Pearl Harbor, forever synonymous with the events of Dec. 7, 1941, today faces a new threat: rising seas.
Joint Base Pearl Harbor-Hickam was called out in a new federal Government Accountability Office report on Pentagon climate preparedness for failure to consider changing long-term conditions in facility planning. Sea levels could rise more than 3 feet by 2065 at the home of the U.S. Pacific Fleet, and storms might grow more intense.
Joint Base Pearl Harbor-Hickam did not consider extreme weather and climate change effects in its most recent master plan even though it is in an area that has been subject to tropical storms, according to the GAO report released Wednesday.
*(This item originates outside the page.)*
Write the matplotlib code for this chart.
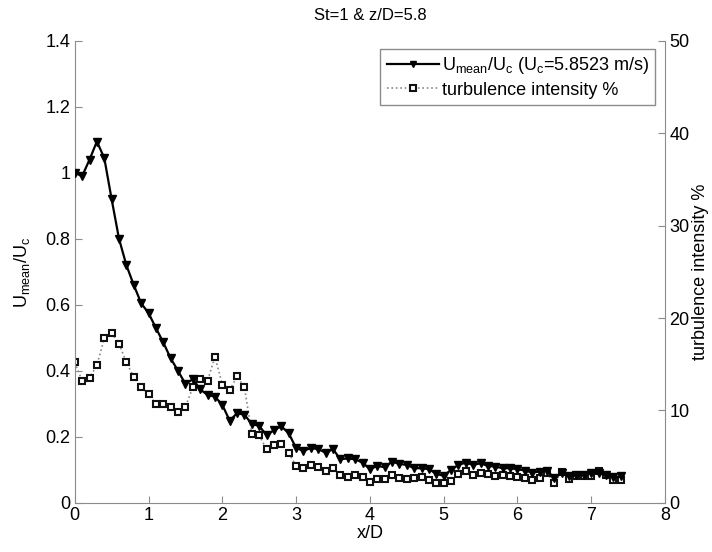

The lowest elevation point on the Navy’s side of the joint Navy-Air Force base, Naval Station Pearl Harbor, is 0.6 foot below sea level. The installation stated that it plans to incorporate the effects of climate change into the next update to its facilities master plan, according to the GAO report.
The report said Pearl Harbor Naval Shipyard also did not consider extreme weather or climate change effects in its most recent master plan, although it shares the same weather and climate conditions as Joint Base Pearl Harbor- Hickam, where it’s located.
The Hawaii facilities were not alone.
The GAO studied 23 domestic military facilities to help understand risks facing the Department of Defense’s $1.2 trillion real estate portfolio. Researchers found that eight of the installations, including the two at Pearl Harbor, hadn’t yet made climate-risk analysis a regular part of infrastructure work, while the other 15 had begun to follow recent Pentagon guidance.
Only one project among the 23 installations surveyed by the GAO took climate projections into account at the design phase.
Naval Base San Diego last year was planning to replace a pier. A contractor involved in the work brought to officials’ attention sea-level-rise projections for the expected 75-year life span of the pier. As a result, the Navy raised the height of the structure by a foot.
Other installations have included some weather and climate analysis in their master plans, which are decade-ahead or longer overviews of site infrastructure development:
>> Virginia’s Langley Air Force Base, which sustained damage during Hurricane Isabel in 2003, afterward required new structures to be built at least 10.5 feet above sea level, or a foot higher than the 500-year flood plain.
>> The 611th Civil Engineer Squadron, at Joint Base Elmendorf-Richardson in Alaska, teamed up with local university experts to model coastal erosion occurring on the North Slope, where the base maintained two radar sites.
>> Officials at Camp Pendleton, Calif., last year added coastline protections while building a new aircraft landing area. Accelerated erosion was endangering an environment used for amphibious assault training.
The GAO has watched the Pentagon’s climate-planning work for several years, with an increasing focus on possible military financial risk. The report chronicles some of the auditor’s and the defense agency’s challenges since then, such as the DOD’s slow response to requests that extreme-weather damage be cataloged and shared.
“There is substantial budgetary risk resulting from weather effects associated with climate change, and these types of repairs are neither budgeted for nor clearly represented in the federal budget process,” the GAO wrote.
The agency made eight recommendations, among them that the armed forces update guidelines to include climate-risk analysis in master plans and guidance on how installations can make use of climate projections when they prepare such plans.
A Pentagon response included in the GAO report concurred with all the recommendations.